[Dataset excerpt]
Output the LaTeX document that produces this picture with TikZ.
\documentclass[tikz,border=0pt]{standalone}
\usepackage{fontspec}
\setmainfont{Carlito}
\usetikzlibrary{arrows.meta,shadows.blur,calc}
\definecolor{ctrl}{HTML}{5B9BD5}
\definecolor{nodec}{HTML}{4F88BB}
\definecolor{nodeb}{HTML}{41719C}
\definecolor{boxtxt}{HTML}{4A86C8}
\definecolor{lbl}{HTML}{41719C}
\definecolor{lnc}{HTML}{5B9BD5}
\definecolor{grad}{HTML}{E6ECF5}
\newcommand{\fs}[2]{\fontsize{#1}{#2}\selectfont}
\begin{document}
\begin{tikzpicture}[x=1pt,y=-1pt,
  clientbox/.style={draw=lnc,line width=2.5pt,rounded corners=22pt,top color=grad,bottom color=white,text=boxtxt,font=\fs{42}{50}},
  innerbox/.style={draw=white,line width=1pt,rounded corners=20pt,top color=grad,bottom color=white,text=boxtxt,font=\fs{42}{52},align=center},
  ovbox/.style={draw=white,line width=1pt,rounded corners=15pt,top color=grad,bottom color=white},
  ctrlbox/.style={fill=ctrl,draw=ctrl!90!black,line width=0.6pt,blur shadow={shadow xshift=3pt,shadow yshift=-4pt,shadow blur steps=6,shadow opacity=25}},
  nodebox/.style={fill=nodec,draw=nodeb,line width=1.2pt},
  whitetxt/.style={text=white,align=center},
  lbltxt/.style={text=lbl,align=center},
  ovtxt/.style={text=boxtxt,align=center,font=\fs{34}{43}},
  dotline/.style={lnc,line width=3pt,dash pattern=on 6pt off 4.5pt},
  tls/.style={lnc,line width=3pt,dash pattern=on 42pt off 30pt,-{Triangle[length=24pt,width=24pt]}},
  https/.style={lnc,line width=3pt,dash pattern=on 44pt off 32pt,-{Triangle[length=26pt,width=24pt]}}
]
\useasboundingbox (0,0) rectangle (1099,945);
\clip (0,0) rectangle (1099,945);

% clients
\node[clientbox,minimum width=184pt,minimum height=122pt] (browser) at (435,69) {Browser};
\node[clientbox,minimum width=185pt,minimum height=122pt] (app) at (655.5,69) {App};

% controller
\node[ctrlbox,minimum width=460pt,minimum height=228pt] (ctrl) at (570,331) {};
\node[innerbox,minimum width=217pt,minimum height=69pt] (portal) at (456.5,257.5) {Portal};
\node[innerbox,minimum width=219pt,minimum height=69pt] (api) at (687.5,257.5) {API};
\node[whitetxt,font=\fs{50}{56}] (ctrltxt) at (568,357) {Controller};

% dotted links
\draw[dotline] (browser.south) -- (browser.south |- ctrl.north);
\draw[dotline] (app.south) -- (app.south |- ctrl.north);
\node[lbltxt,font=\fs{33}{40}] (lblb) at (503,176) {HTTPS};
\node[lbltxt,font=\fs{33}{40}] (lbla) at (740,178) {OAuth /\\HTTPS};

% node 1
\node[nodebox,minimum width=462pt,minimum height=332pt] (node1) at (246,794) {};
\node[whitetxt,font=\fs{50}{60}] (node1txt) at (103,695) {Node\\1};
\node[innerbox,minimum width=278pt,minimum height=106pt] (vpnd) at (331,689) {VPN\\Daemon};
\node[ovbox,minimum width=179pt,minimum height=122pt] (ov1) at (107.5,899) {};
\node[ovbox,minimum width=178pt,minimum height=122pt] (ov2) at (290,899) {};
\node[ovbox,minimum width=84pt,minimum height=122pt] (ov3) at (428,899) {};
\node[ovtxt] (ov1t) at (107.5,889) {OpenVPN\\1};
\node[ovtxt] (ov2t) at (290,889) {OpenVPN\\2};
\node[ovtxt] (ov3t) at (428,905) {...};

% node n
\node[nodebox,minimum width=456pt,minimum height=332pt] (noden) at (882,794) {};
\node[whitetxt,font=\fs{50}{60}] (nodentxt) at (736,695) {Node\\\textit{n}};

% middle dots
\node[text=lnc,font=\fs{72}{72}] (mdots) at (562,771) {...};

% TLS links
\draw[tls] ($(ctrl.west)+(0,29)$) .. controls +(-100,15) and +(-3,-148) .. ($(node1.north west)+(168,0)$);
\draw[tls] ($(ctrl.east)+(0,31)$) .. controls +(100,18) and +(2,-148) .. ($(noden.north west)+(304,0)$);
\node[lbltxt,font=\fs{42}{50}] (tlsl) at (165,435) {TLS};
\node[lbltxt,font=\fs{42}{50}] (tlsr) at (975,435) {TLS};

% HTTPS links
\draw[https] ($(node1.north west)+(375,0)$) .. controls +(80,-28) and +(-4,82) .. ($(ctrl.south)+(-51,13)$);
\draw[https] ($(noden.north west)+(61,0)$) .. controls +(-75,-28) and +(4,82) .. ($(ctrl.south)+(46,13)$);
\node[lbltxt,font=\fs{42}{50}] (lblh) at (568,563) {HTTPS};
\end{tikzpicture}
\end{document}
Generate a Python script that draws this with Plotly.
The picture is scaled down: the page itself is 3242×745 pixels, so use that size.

◆ THE TASK
Please repeat the listing exactly, with nothing left out.

◆ FULL SOLUTION
Output the LaTeX document that produces this picture with TikZ.
\documentclass[tikz,border=0pt]{standalone}
\usepackage{fontspec}
\setmainfont{Carlito}
\usetikzlibrary{arrows.meta,shadows.blur,calc}
\definecolor{ctrl}{HTML}{5B9BD5}
\definecolor{nodec}{HTML}{4F88BB}
\definecolor{nodeb}{HTML}{41719C}
\definecolor{boxtxt}{HTML}{4A86C8}
\definecolor{lbl}{HTML}{41719C}
\definecolor{lnc}{HTML}{5B9BD5}
\definecolor{grad}{HTML}{E6ECF5}
\newcommand{\fs}[2]{\fontsize{#1}{#2}\selectfont}
\begin{document}
\begin{tikzpicture}[x=1pt,y=-1pt,
  clientbox/.style={draw=lnc,line width=2.5pt,rounded corners=22pt,top color=grad,bottom color=white,text=boxtxt,font=\fs{42}{50}},
  innerbox/.style={draw=white,line width=1pt,rounded corners=20pt,top color=grad,bottom color=white,text=boxtxt,font=\fs{42}{52},align=center},
  ovbox/.style={draw=white,line width=1pt,rounded corners=15pt,top color=grad,bottom color=white},
  ctrlbox/.style={fill=ctrl,draw=ctrl!90!black,line width=0.6pt,blur shadow={shadow xshift=3pt,shadow yshift=-4pt,shadow blur steps=6,shadow opacity=25}},
  nodebox/.style={fill=nodec,draw=nodeb,line width=1.2pt},
  whitetxt/.style={text=white,align=center},
  lbltxt/.style={text=lbl,align=center},
  ovtxt/.style={text=boxtxt,align=center,font=\fs{34}{43}},
  dotline/.style={lnc,line width=3pt,dash pattern=on 6pt off 4.5pt},
  tls/.style={lnc,line width=3pt,dash pattern=on 42pt off 30pt,-{Triangle[length=24pt,width=24pt]}},
  https/.style={lnc,line width=3pt,dash pattern=on 44pt off 32pt,-{Triangle[length=26pt,width=24pt]}}
]
\useasboundingbox (0,0) rectangle (1099,945);
\clip (0,0) rectangle (1099,945);

% clients
\node[clientbox,minimum width=184pt,minimum height=122pt] (browser) at (435,69) {Browser};
\node[clientbox,minimum width=185pt,minimum height=122pt] (app) at (655.5,69) {App};

% controller
\node[ctrlbox,minimum width=460pt,minimum height=228pt] (ctrl) at (570,331) {};
\node[innerbox,minimum width=217pt,minimum height=69pt] (portal) at (456.5,257.5) {Portal};
\node[innerbox,minimum width=219pt,minimum height=69pt] (api) at (687.5,257.5) {API};
\node[whitetxt,font=\fs{50}{56}] (ctrltxt) at (568,357) {Controller};

% dotted links
\draw[dotline] (browser.south) -- (browser.south |- ctrl.north);
\draw[dotline] (app.south) -- (app.south |- ctrl.north);
\node[lbltxt,font=\fs{33}{40}] (lblb) at (503,176) {HTTPS};
\node[lbltxt,font=\fs{33}{40}] (lbla) at (740,178) {OAuth /\\HTTPS};

% node 1
\node[nodebox,minimum width=462pt,minimum height=332pt] (node1) at (246,794) {};
\node[whitetxt,font=\fs{50}{60}] (node1txt) at (103,695) {Node\\1};
\node[innerbox,minimum width=278pt,minimum height=106pt] (vpnd) at (331,689) {VPN\\Daemon};
\node[ovbox,minimum width=179pt,minimum height=122pt] (ov1) at (107.5,899) {};
\node[ovbox,minimum width=178pt,minimum height=122pt] (ov2) at (290,899) {};
\node[ovbox,minimum width=84pt,minimum height=122pt] (ov3) at (428,899) {};
\node[ovtxt] (ov1t) at (107.5,889) {OpenVPN\\1};
\node[ovtxt] (ov2t) at (290,889) {OpenVPN\\2};
\node[ovtxt] (ov3t) at (428,905) {...};

% node n
\node[nodebox,minimum width=456pt,minimum height=332pt] (noden) at (882,794) {};
\node[whitetxt,font=\fs{50}{60}] (nodentxt) at (736,695) {Node\\\textit{n}};

% middle dots
\node[text=lnc,font=\fs{72}{72}] (mdots) at (562,771) {...};

% TLS links
\draw[tls] ($(ctrl.west)+(0,29)$) .. controls +(-100,15) and +(-3,-148) .. ($(node1.north west)+(168,0)$);
\draw[tls] ($(ctrl.east)+(0,31)$) .. controls +(100,18) and +(2,-148) .. ($(noden.north west)+(304,0)$);
\node[lbltxt,font=\fs{42}{50}] (tlsl) at (165,435) {TLS};
\node[lbltxt,font=\fs{42}{50}] (tlsr) at (975,435) {TLS};

% HTTPS links
\draw[https] ($(node1.north west)+(375,0)$) .. controls +(80,-28) and +(-4,82) .. ($(ctrl.south)+(-51,13)$);
\draw[https] ($(noden.north west)+(61,0)$) .. controls +(-75,-28) and +(4,82) .. ($(ctrl.south)+(46,13)$);
\node[lbltxt,font=\fs{42}{50}] (lblh) at (568,563) {HTTPS};
\end{tikzpicture}
\end{document}
Generate a Python script that draws this with Plotly.
The picture is scaled down: the page itself is 3242×745 pixels, so use that size.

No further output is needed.